Com a ação, o advogado espera que outros familiares de vítimas também procurem seus direitos junto à Justiça e oferece o texto da ação para todos que quiserem usá-lo como inspiração para ações próprias. "Qualquer familiar das vítimas de Brumadinho que quiser entrar com os mesmos pedidos, quero que fique à vontade para usar nosso texto, se inspirar na nossa ação e buscar a justiça pelo crime. É importante que todos saibam dos seus direitos e que não aceitem acordos injustos, lembrando que sempre é possível recorrer à Justiça Gratuita e ao pagamento posterior dos honorários do advogado, caso a vítima tenha menos condições", orientou.
Outro lado
Em nota, a Vale informou que não foi intimada ou citada para os termos desta ação. "No dia 8 de abril, a Vale e a Defensoria Pública do Estado de Minas Gerais assinaram Termo de Compromisso por meio do qual as pessoas atingidas pelo rompimento da Barragem de Brumadinho podem optar por acordos individuais ou por grupo familiar, para buscar indenização por danos materiais e morais", afirma a empresa.
Ainda segundo a mineradora, buscando agilizar as soluções para as questões emergenciais, a "Vale fechou, também, acordo preliminar que permite a antecipação dos pagamentos de indenizações emergenciais para todas as pessoas que residiam em Brumadinho ou que moravam até 1 quilômetro da calha do Rio Paraopeba desde Brumadinho até a cidade de Pompéu, na usina de Retiro Baixo, no dia do rompimento da barragem".
Até o momento, de acordo com a nota, 12.400 moradores já receberam as indenizações nos municípios de Brumadinho, Mário Campos e São Joaquim de Bicas. "Além disso, até 12 de abril, 272 famílias de vítimas em Brumadinho haviam recebido como doação, o valor de R$ 100 mil. A Vale ofereceu também atendimento médico em 10 hospitais particulares e unidades de saúde de Belo Horizonte mobilizados para atender aos atingidos", completa a empresa.
Tragédia
O rompimento da barragem da mina de Córrego do Feijão assolou uma extensa área em Brumadinho, na Região Metropolitana de Belo Horizonte, no dia 25 de janeiro deste ano. A tragédia deixou, até o último balanço da Defesa Civil de Minas Gerais, 231 mortos e outras 41 pessoas desaparecidas.

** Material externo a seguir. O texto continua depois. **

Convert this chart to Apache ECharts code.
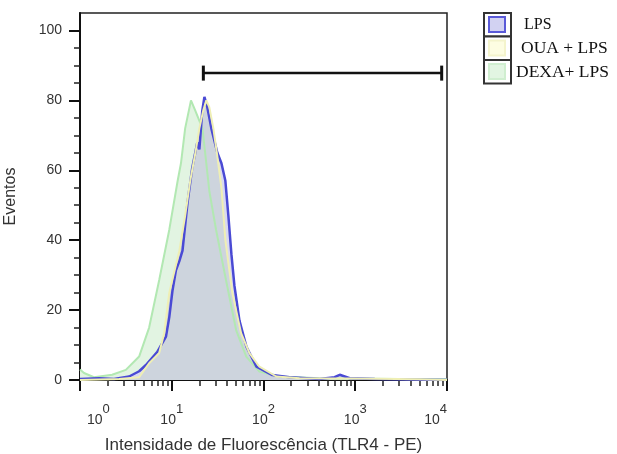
<!DOCTYPE html>
<html>
<head>
<meta charset="utf-8">
<script src="https://cdn.jsdelivr.net/npm/echarts@6/dist/echarts.min.js"></script>
<style>
  html, body { margin: 0; padding: 0; background: #fff; }
  #chart { width: 617px; height: 454px; }
</style>
</head>
<body>
<div id="chart"></div>
<script>
// fluorescence channel (x) and event counts (y)
const lpsX = [1, 1.61, 2.35, 3.43, 4.41, 5.23, 6.93, 8.65, 9.4, 10.2, 11.1, 12.1, 13.1, 14.9, 16.7, 19.0, 20.0, 21.5, 22.7, 24.4, 27.0, 31.4, 34.8, 38.4, 41.4, 44.7, 48.2, 54.7, 65.2, 83.8, 125, 192, 409, 595, 677, 871, 1634, 10000]
const lpsY = [0.3, 0.5, 0.3, 1, 2.5, 4.3, 8, 12.4, 18, 25.7, 31.4, 34, 37, 51, 60.6, 68, 66, 77, 81, 78, 72, 65, 62, 57, 47, 36, 27, 17, 9.5, 3.8, 1.4, 0.8, 0.3, 0.8, 1.5, 0.5, 0.3, 0]

const ouaX = [1, 2.67, 4.41, 5.67, 7.3, 8.27, 9.4, 12.1, 14.0, 15.9, 18.1, 20.0, 22.0, 23.8, 25.7, 28.4, 31.4, 34.8, 38.4, 45.7, 57.0, 70.2, 90.3, 138, 247, 871, 5050, 10000]
const ouaY = [0, 0.3, 0.8, 4.8, 7.7, 13.4, 25, 37, 47, 57, 65, 72, 77, 80, 78, 72, 64, 55, 40, 25, 13.4, 7.7, 3.8, 1, 0.5, 0.4, 0.2, 0]

const dexaX = [1, 1.106, 1.42, 2.24, 3.16, 4.41, 5.67, 7.3, 9.4, 11.6, 12.6, 14.0, 16.2, 18.1, 21.6, 23.8, 25.7, 30.4, 39.0, 50.3, 64.9, 90.3, 149, 408, 3050, 10000]
const dexaY = [3, 2, 0.8, 1.5, 2.9, 6.7, 15, 28.6, 43, 57, 62, 72, 80, 77, 72, 62, 54, 43, 28.6, 14.3, 6.7, 2.4, 1, 0.5, 0.3, 0.2]

// gate marker
const gateX = [22.1, 8750]
const gateY = [87.8, 87.8]

const seriesNames = ['LPS', 'OUA + LPS', 'DEXA+ LPS']
const yMajor = [0, 20, 40, 60, 80, 100]
const yMinor = [5, 10, 15, 25, 30, 35, 45, 50, 55, 65, 70, 75, 85, 90, 95]
const xMajor = [1, 10, 100, 1000, 10000]
const xMinor = [2, 3, 4, 5, 6, 7, 8, 9, 20, 30, 40, 50, 60, 70, 80, 90, 200, 300, 400, 500, 600, 700, 800, 900, 2000, 3000, 4000, 5000, 6000, 7000, 8000, 9000]

const pairs = (xs, ys) => xs.map((x, i) => [x, ys[i]])

const chart = echarts.init(document.getElementById('chart'), null, { renderer: 'canvas' })

const sans = '"Liberation Sans", Arial, sans-serif'
const serif = '"Liberation Serif", "Times New Roman", serif'

const areaSeries = (name, xs, ys, color) => ({
  name,
  type: 'line',
  data: pairs(xs, ys),
  symbol: 'none',
  lineStyle: { width: 0 },
  areaStyle: { color, opacity: 1 },
  silent: true
})

const lineSeries = (name, xs, ys, color, width) => ({
  name,
  type: 'line',
  data: pairs(xs, ys),
  symbol: 'none',
  lineStyle: { color, width },
  silent: true
})

const legendRows = [
  { label: seriesNames[0], fill: '#d2d2f2', stroke: '#5a5ad8', textX: 40, size: 16 },
  { label: seriesNames[1], fill: '#fdfde2', stroke: '#f4f4cc', textX: 37, size: 17.5 },
  { label: seriesNames[2], fill: '#e2f5e2', stroke: '#d0eed0', textX: 32, size: 17.5 }
]

const legendGraphic = {
  type: 'group',
  left: 483,
  top: 12,
  children: legendRows.flatMap((r, i) => [
    { type: 'rect', shape: { x: 0, y: i * 23.5, width: 27, height: 23.5 }, style: { fill: '#fff', stroke: '#333', lineWidth: 2 } },
    { type: 'rect', shape: { x: 5, y: i * 23.5 + 4, width: 16, height: 15 }, style: { fill: r.fill, stroke: r.stroke, lineWidth: 2 } },
    { type: 'text', x: r.textX, y: i * 23.5 + 12, style: { text: r.label, font: r.size + 'px ' + serif, fill: '#111', verticalAlign: 'middle' } }
  ])
}

const option = {
  animation: false,
  backgroundColor: '#fff',
  grid: {
    left: 80, right: 170, top: 13, bottom: 74,
    outerBoundsMode: 'none',
    containLabel: false,
    show: true, borderColor: '#222', borderWidth: 1.5, backgroundColor: '#fff'
  },
  xAxis: [
    {
      type: 'log', min: 1, max: 10000,
      name: 'Intensidade de Fluorescência (TLR4 - PE)',
      nameLocation: 'middle', nameGap: 57,
      nameTextStyle: { fontFamily: sans, fontSize: 17, color: '#333' },
      axisLine: { lineStyle: { color: '#111', width: 2 } },
      axisTick: { customValues: xMajor, length: 11, lineStyle: { color: '#111', width: 2 } },
      axisLabel: {
        customValues: xMajor,
        margin: 23,
        alignMinLabel: 'left',
        alignMaxLabel: 'right',
        formatter: (v) => {
          const e = Math.round(Math.log10(v))
          return (e === 0 ? '{p|}' : '') + '{b|10}{s|' + e + '}'
        },
        rich: {
          p: { width: 7 },
          b: { fontFamily: sans, fontSize: 14, color: '#333', lineHeight: 24, verticalAlign: 'bottom' },
          s: { fontFamily: sans, fontSize: 13, color: '#333', lineHeight: 24, verticalAlign: 'top' }
        }
      },
      splitLine: { show: false }
    },
    {
      type: 'log', min: 1, max: 10000, position: 'bottom',
      axisLine: { show: false },
      axisTick: { customValues: xMinor, length: 6, lineStyle: { color: '#222', width: 1.5 } },
      axisLabel: { show: false },
      splitLine: { show: false }
    }
  ],
  yAxis: [
    {
      type: 'value', min: 0, max: 105,
      name: 'Eventos', nameLocation: 'middle', nameGap: 61,
      nameTextStyle: { fontFamily: sans, fontSize: 16, color: '#333' },
      axisLine: { show: true, lineStyle: { color: '#111', width: 2 } },
      axisTick: { show: true, customValues: yMajor, length: 11, lineStyle: { color: '#111', width: 2 } },
      axisLabel: { customValues: yMajor, margin: 18, fontFamily: sans, fontSize: 14, color: '#333' },
      splitLine: { show: false }
    },
    {
      type: 'value', min: 0, max: 105, position: 'left',
      axisLine: { show: false },
      axisTick: { show: true, customValues: yMinor, length: 6, lineStyle: { color: '#222', width: 1.5 } },
      axisLabel: { show: false },
      splitLine: { show: false }
    }
  ],
  graphic: [legendGraphic],
  series: [
    areaSeries(seriesNames[2], dexaX, dexaY, '#e2f4e2'),
    areaSeries(seriesNames[0], lpsX, lpsY, '#d8d8f2'),
    areaSeries(seriesNames[1], ouaX, ouaY, '#cdd4dd'),
    lineSeries(seriesNames[2], dexaX, dexaY, '#b2e8b2', 2),
    lineSeries(seriesNames[0], lpsX, lpsY, '#4a4ad4', 2.5),
    lineSeries(seriesNames[1], ouaX, ouaY, '#efefb4', 2),
    {
      name: 'gate',
      type: 'line',
      data: pairs(gateX, gateY),
      symbol: 'rect',
      symbolSize: [3, 15],
      itemStyle: { color: '#111' },
      lineStyle: { color: '#111', width: 2.5 },
      silent: true
    }
  ]
}

chart.setOption(option)
window.addEventListener('resize', () => chart.resize())
</script>
</body>
</html>
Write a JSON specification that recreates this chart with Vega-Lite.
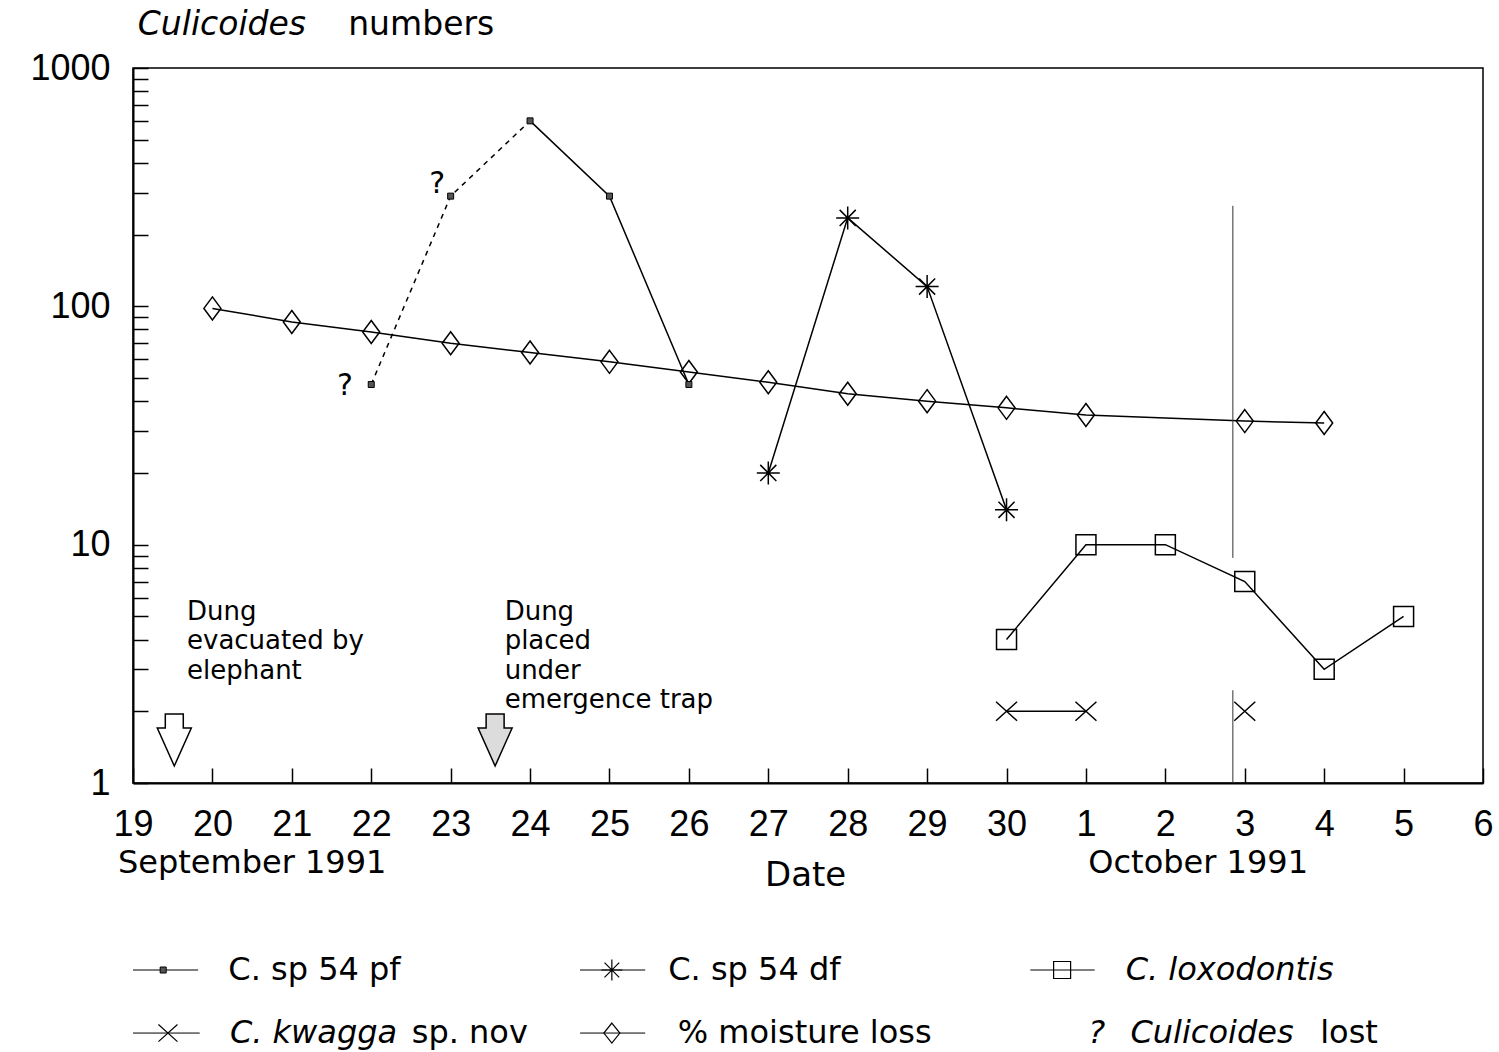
{
  "$schema": "https://vega.github.io/schema/vega-lite/v6.json",
  "width": 1350,
  "height": 715,
  "autosize": {"type": "none"},
  "padding": {"left": 133, "top": 68, "right": 16, "bottom": 269},
  "background": "white",
  "config": {"view": {"stroke": "black", "strokeWidth": 1.5}},
  "datasets": {
    "series": [
      {"series": "moisture", "day": 20, "value": 98},
      {"series": "moisture", "day": 21, "value": 86},
      {"series": "moisture", "day": 22, "value": 78},
      {"series": "moisture", "day": 23, "value": 70},
      {"series": "moisture", "day": 24, "value": 64},
      {"series": "moisture", "day": 25, "value": 58.5},
      {"series": "moisture", "day": 26, "value": 53},
      {"series": "moisture", "day": 27, "value": 48},
      {"series": "moisture", "day": 28, "value": 43},
      {"series": "moisture", "day": 29, "value": 40},
      {"series": "moisture", "day": 30, "value": 37.5},
      {"series": "moisture", "day": 31, "value": 35},
      {"series": "moisture", "day": 33, "value": 33},
      {"series": "moisture", "day": 34, "value": 32.4},
      {"series": "pf", "day": 22, "value": 47},
      {"series": "pf", "day": 23, "value": 290},
      {"series": "pf", "day": 24, "value": 600},
      {"series": "pf", "day": 25, "value": 290},
      {"series": "pf", "day": 26, "value": 47},
      {"series": "df", "day": 27, "value": 20},
      {"series": "df", "day": 28, "value": 235},
      {"series": "df", "day": 29, "value": 121},
      {"series": "df", "day": 30, "value": 14},
      {"series": "lox", "day": 30, "value": 4},
      {"series": "lox", "day": 31, "value": 10},
      {"series": "lox", "day": 32, "value": 10},
      {"series": "lox", "day": 33, "value": 7},
      {"series": "lox", "day": 34, "value": 3},
      {"series": "lox", "day": 35, "value": 5},
      {"series": "kwagga", "day": 30, "value": 2},
      {"series": "kwagga", "day": 31, "value": 2},
      {"series": "kwagga", "day": 33, "value": 2}
    ],
    "marker": [
      {"day": 32.85, "value": 264, "value2": 8.8},
      {"day": 32.85, "value": 2.45, "value2": 1}
    ],
    "arrows": [
      {"kind": "evacuated", "day": 19.52, "value": 1.515},
      {"kind": "placed", "day": 23.56, "value": 1.515}
    ],
    "notes": [
      {"day": 19.68, "value": 4.83, "text": "Dung\nevacuated by\nelephant"},
      {"day": 23.68, "value": 4.83, "text": "Dung\nplaced\nunder\nemergence trap"}
    ],
    "lost": [
      {"day": 21.67, "value": 42.5, "text": "?"},
      {"day": 22.83, "value": 299, "text": "?"}
    ],
    "labels": [
      {"group": "title_i", "day": 19.06, "value": 1377, "text": "Culicoides"},
      {"group": "title_n", "day": 21.71, "value": 1377, "text": "numbers"},
      {"group": "month", "day": 18.81, "value": 0.419, "text": "September 1991"},
      {"group": "month", "day": 31.03, "value": 0.419, "text": "October 1991"},
      {"group": "date", "day": 27.47, "value": 0.37, "text": "Date"}
    ],
    "legend": [
      {"series": "pf", "day": 19.38, "x0": 19.0, "x1": 19.82, "value": 0.1642},
      {"series": "df", "day": 25.03, "x0": 24.63, "x1": 25.45, "value": 0.1642},
      {"series": "lox", "day": 30.7, "x0": 30.3, "x1": 31.11, "value": 0.1642},
      {"series": "kwagga", "day": 19.44, "x0": 19.0, "x1": 19.84, "value": 0.0893},
      {"series": "moisture", "day": 25.03, "x0": 24.63, "x1": 25.45, "value": 0.0893}
    ],
    "legendText": [
      {"style": "normal", "day": 20.2, "value": 0.1642, "text": "C. sp 54 pf"},
      {"style": "normal", "day": 25.74, "value": 0.1642, "text": "C. sp 54 df"},
      {"style": "italic", "day": 31.5, "value": 0.1642, "text": "C. loxodontis"},
      {"style": "italic", "day": 20.22, "value": 0.0893, "text": "C. kwagga"},
      {"style": "normal", "day": 22.51, "value": 0.0893, "text": "sp. nov"},
      {"style": "normal", "day": 25.86, "value": 0.0893, "text": "% moisture loss"},
      {"style": "italic", "day": 31.03, "value": 0.0893, "text": "?"},
      {"style": "italic", "day": 31.56, "value": 0.0893, "text": "Culicoides"},
      {"style": "normal", "day": 33.95, "value": 0.0893, "text": "lost"}
    ]
  },
  "encoding": {
    "x": {
      "field": "day",
      "type": "quantitative",
      "scale": {"domain": [19, 36], "nice": false, "zero": false},
      "axis": {
        "title": null,
        "values": [19, 20, 21, 22, 23, 24, 25, 26, 27, 28, 29, 30, 31, 32, 33, 34, 35, 36],
        "labelExpr": "datum.value > 30 ? '' + (datum.value - 30) : datum.label",
        "format": "d",
        "grid": false,
        "tickSize": -15,
        "tickWidth": 1.5,
        "tickColor": "black",
        "domainColor": "black",
        "domainWidth": 2,
        "labelFont": "Liberation Sans",
        "labelFontSize": 36,
        "labelColor": "black",
        "labelPadding": 39,
        "labelFlush": false,
        "labelOverlap": false,
        "labelBound": false
      }
    },
    "y": {
      "field": "value",
      "type": "quantitative",
      "scale": {"type": "log", "domain": [1, 1000], "nice": false},
      "axis": {
        "title": null,
        "values": [1, 2, 3, 4, 5, 6, 7, 8, 9, 10, 20, 30, 40, 50, 60, 70, 80, 90, 100, 200, 300, 400, 500, 600, 700, 800, 900, 1000],
        "format": "d",
        "labelExpr": "(datum.value == 1 || datum.value == 10 || datum.value == 100 || datum.value == 1000) ? datum.label : ''",
        "grid": false,
        "tickSize": -15,
        "tickWidth": 1.5,
        "tickColor": "black",
        "domainColor": "black",
        "domainWidth": 2,
        "labelFont": "Liberation Sans",
        "labelFontSize": 36,
        "labelColor": "black",
        "labelPadding": 38,
        "labelFlush": false,
        "labelOverlap": false,
        "labelBound": false
      }
    }
  },
  "layer": [
    {
      "data": {"name": "series"},
      "transform": [{"filter": "datum.series == 'moisture'"}],
      "mark": {"type": "line", "color": "black", "strokeWidth": 1.5}
    },
    {
      "data": {"name": "series"},
      "transform": [{"filter": "datum.series == 'moisture'"}],
      "mark": {"type": "point", "shape": "M0,-1L0.74,0L0,1L-0.74,0Z", "size": 529, "filled": false, "stroke": "black", "strokeWidth": 1.5, "opacity": 1}
    },
    {
      "data": {"name": "series"},
      "transform": [{"filter": "datum.series == 'pf' && datum.day <= 24"}],
      "mark": {"type": "line", "color": "black", "strokeWidth": 1.5, "strokeDash": [5, 5]}
    },
    {
      "data": {"name": "series"},
      "transform": [{"filter": "datum.series == 'pf' && datum.day >= 24"}],
      "mark": {"type": "line", "color": "black", "strokeWidth": 1.5}
    },
    {
      "data": {"name": "series"},
      "transform": [{"filter": "datum.series == 'pf'"}],
      "mark": {"type": "point", "shape": "square", "size": 36, "filled": true, "fill": "#555", "stroke": "black", "strokeWidth": 1, "opacity": 1}
    },
    {
      "data": {"name": "series"},
      "transform": [{"filter": "datum.series == 'df'"}],
      "mark": {"type": "line", "color": "black", "strokeWidth": 1.5}
    },
    {
      "data": {"name": "series"},
      "transform": [{"filter": "datum.series == 'df'"}],
      "mark": {"type": "point", "shape": "M0,-1L0,1M-1,0L1,0M-0.7,-0.7L0.7,0.7M-0.7,0.7L0.7,-0.7", "size": 529, "filled": false, "stroke": "black", "strokeWidth": 1.5, "opacity": 1}
    },
    {
      "data": {"name": "series"},
      "transform": [{"filter": "datum.series == 'lox'"}],
      "mark": {"type": "line", "color": "black", "strokeWidth": 1.5}
    },
    {
      "data": {"name": "series"},
      "transform": [{"filter": "datum.series == 'lox'"}],
      "mark": {"type": "point", "shape": "square", "size": 400, "filled": false, "stroke": "black", "strokeWidth": 1.5, "opacity": 1}
    },
    {
      "data": {"name": "series"},
      "transform": [{"filter": "datum.series == 'kwagga' && datum.day <= 31"}],
      "mark": {"type": "line", "color": "black", "strokeWidth": 1.5}
    },
    {
      "data": {"name": "series"},
      "transform": [{"filter": "datum.series == 'kwagga'"}],
      "mark": {"type": "point", "shape": "M-1,-0.9L1,0.9M-1,0.9L1,-0.9", "size": 441, "filled": false, "stroke": "black", "strokeWidth": 1.5, "opacity": 1}
    },
    {
      "data": {"name": "marker"},
      "mark": {"type": "rule", "color": "#333", "strokeWidth": 1},
      "encoding": {"y2": {"field": "value2"}}
    },
    {
      "data": {"name": "arrows"},
      "transform": [{"filter": "datum.kind == 'evacuated'"}],
      "mark": {"type": "point", "shape": "M-0.346,-1L0.346,-1L0.346,-0.46L0.654,-0.46L0,1L-0.654,-0.46L-0.346,-0.46Z", "size": 2704, "filled": true, "fill": "white", "stroke": "black", "strokeWidth": 1.5, "opacity": 1}
    },
    {
      "data": {"name": "arrows"},
      "transform": [{"filter": "datum.kind == 'placed'"}],
      "mark": {"type": "point", "shape": "M-0.346,-1L0.346,-1L0.346,-0.46L0.654,-0.46L0,1L-0.654,-0.46L-0.346,-0.46Z", "size": 2704, "filled": true, "fill": "#dcdcdc", "stroke": "black", "strokeWidth": 1.5, "opacity": 1}
    },
    {
      "data": {"name": "notes"},
      "mark": {"type": "text", "align": "left", "baseline": "alphabetic", "font": "DejaVu Sans", "fontSize": 26, "lineHeight": 29.5, "lineBreak": "\n", "color": "black"},
      "encoding": {"text": {"field": "text"}}
    },
    {
      "data": {"name": "lost"},
      "mark": {"type": "text", "align": "center", "baseline": "alphabetic", "font": "DejaVu Sans", "fontSize": 30, "color": "black"},
      "encoding": {"text": {"field": "text"}}
    },
    {
      "data": {"name": "labels"},
      "transform": [{"filter": "datum.group == 'title_i'"}],
      "mark": {"type": "text", "align": "left", "baseline": "alphabetic", "font": "DejaVu Sans", "fontSize": 33, "fontStyle": "italic", "color": "black"},
      "encoding": {"text": {"field": "text"}}
    },
    {
      "data": {"name": "labels"},
      "transform": [{"filter": "datum.group == 'title_n'"}],
      "mark": {"type": "text", "align": "left", "baseline": "alphabetic", "font": "DejaVu Sans", "fontSize": 33, "color": "black"},
      "encoding": {"text": {"field": "text"}}
    },
    {
      "data": {"name": "labels"},
      "transform": [{"filter": "datum.group == 'month'"}],
      "mark": {"type": "text", "align": "left", "baseline": "alphabetic", "font": "DejaVu Sans", "fontSize": 32, "color": "black"},
      "encoding": {"text": {"field": "text"}}
    },
    {
      "data": {"name": "labels"},
      "transform": [{"filter": "datum.group == 'date'"}],
      "mark": {"type": "text", "align": "center", "baseline": "alphabetic", "font": "DejaVu Sans", "fontSize": 34, "color": "black"},
      "encoding": {"text": {"field": "text"}}
    },
    {
      "data": {"name": "legend"},
      "mark": {"type": "rule", "color": "black", "strokeWidth": 1},
      "encoding": {"x": {"field": "x0", "type": "quantitative"}, "x2": {"field": "x1"}}
    },
    {
      "data": {"name": "legend"},
      "transform": [{"filter": "datum.series == 'pf'"}],
      "mark": {"type": "point", "shape": "square", "size": 36, "filled": true, "fill": "#555", "stroke": "black", "strokeWidth": 1, "opacity": 1}
    },
    {
      "data": {"name": "legend"},
      "transform": [{"filter": "datum.series == 'df'"}],
      "mark": {"type": "point", "shape": "M0,-1L0,1M-1,0L1,0M-0.7,-0.7L0.7,0.7M-0.7,0.7L0.7,-0.7", "size": 441, "filled": false, "stroke": "black", "strokeWidth": 1.2, "opacity": 1}
    },
    {
      "data": {"name": "legend"},
      "transform": [{"filter": "datum.series == 'lox'"}],
      "mark": {"type": "point", "shape": "square", "size": 289, "filled": false, "stroke": "black", "strokeWidth": 1.2, "opacity": 1}
    },
    {
      "data": {"name": "legend"},
      "transform": [{"filter": "datum.series == 'kwagga'"}],
      "mark": {"type": "point", "shape": "M-1,-0.9L1,0.9M-1,0.9L1,-0.9", "size": 361, "filled": false, "stroke": "black", "strokeWidth": 1.2, "opacity": 1}
    },
    {
      "data": {"name": "legend"},
      "transform": [{"filter": "datum.series == 'moisture'"}],
      "mark": {"type": "point", "shape": "M0,-1L0.8,0L0,1L-0.8,0Z", "size": 400, "filled": false, "stroke": "black", "strokeWidth": 1.2, "opacity": 1}
    },
    {
      "data": {"name": "legendText"},
      "transform": [{"filter": "datum.style == 'normal'"}],
      "mark": {"type": "text", "align": "left", "baseline": "middle", "font": "DejaVu Sans", "fontSize": 32, "color": "black"},
      "encoding": {"text": {"field": "text"}}
    },
    {
      "data": {"name": "legendText"},
      "transform": [{"filter": "datum.style == 'italic'"}],
      "mark": {"type": "text", "align": "left", "baseline": "middle", "font": "DejaVu Sans", "fontSize": 32, "fontStyle": "italic", "color": "black"},
      "encoding": {"text": {"field": "text"}}
    }
  ]
}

Camila e Luiz Taliberti eram irmãos e estavam, junto da companheira em união estável de Luiz, Fernanda Damian, hospedados na pousada Nova Estância, que foi engolida pelos rejeitos. O casal morava na Austrália e estava no Brasil para anunciar a gravidez de Fernanda, que esperava Lorenzo há cinco meses.
Segundo o advogado Roberto Delmanto Júnior, o laudo do Instituto Médico Legal (IML) apontou que Fernanda sofreu o aborto de Lorenzo no momento em que foi soterrada. "Eles morreram enterrados vivos, respirando terra, que é uma das piores mortes imagináveis, é preciso que haja uma reparação às vítimas deste crime", afirmou o advogado, que ainda declarou que a ação foi, sem dúvidas, a mais sofrida de sua carreira.